Ghananand Pande (1 January 1902 - c. 1995) was an Indian engineer and a civil servant. He held key positions in the Government of India and contributed to engineering education reforms in India. In 1969, he received the Padma Vibhushan award, the second highest civilian award of India.

==Early life and career==
Pande was born in Ranikhet, a small town in Almora district in present-day state of Uttarakhand. Pande completed his primary and secondary schooling in Almora and Nainital. Pande pursued higher education at Allahabad University, where he earned his undergraduate degree with first-division honors in 1922. He subsequently obtained a B.E. in Civil Engineering from Thomson College of Civil Engineering, now known as Indian Institute of Technology Roorkee, in 1925.

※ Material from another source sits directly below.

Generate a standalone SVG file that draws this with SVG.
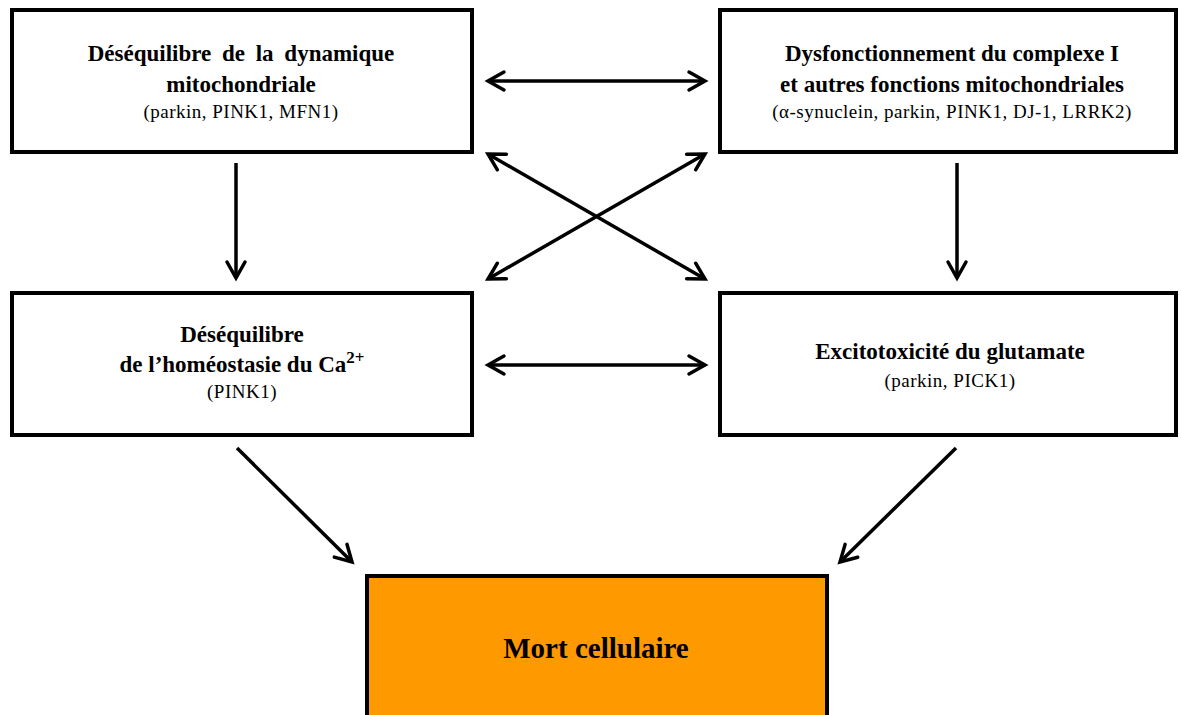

Pande started his professional career as an engineer in Indian Railways and worked in various engineering capacities until 1947. He was instrumental in several key projects, including his tenure as the General Manager in North Eastern Railway from 1950 to 1952, and as General Manager overseeing the Ganga Bridge Project at Mokama. He retired in 1957 as chairman of the Railway Board and secretary of the Ministry of Railways in the Government of India, after serving in those positions for three years. From 1958 to 1960, he was chairman of the Steel Board, and from 1961 to 1966 he served as vice-chancellor of the University of Roorkee. Between 1966 and 1973, he held additional senior positions in the Government of India.

Following his retirement from the Railway Board, Pande continued to hold prominent roles in India's industrial and educational spheres. From 1957 to 1960, he served as first the chairman of Hindustan Steel, overseeing the establishment of three major public sector steel plants in Bhilai, Rourkela, and Durgapur. He proposed a baby car project in 1960–61 and recommended that small cars be manufactured in India. He later transitioned to academia, serving as the vice-chancellor of Roorkee University (now IIT Roorkee), during his tenure he established a centre of Institution of Engineers (India) at the university. He left the position voluntarily.

==Recognition==
He received an honorary Doctor of Engineering degree from the University of Roorkee and an honorary Doctor of Science degree from Kumaon University in recognition of his contributions to engineering education. He was also awarded Padma Vibhushan in 1969 for his service to public administration. He was nominated by the state of Uttar Pradesh.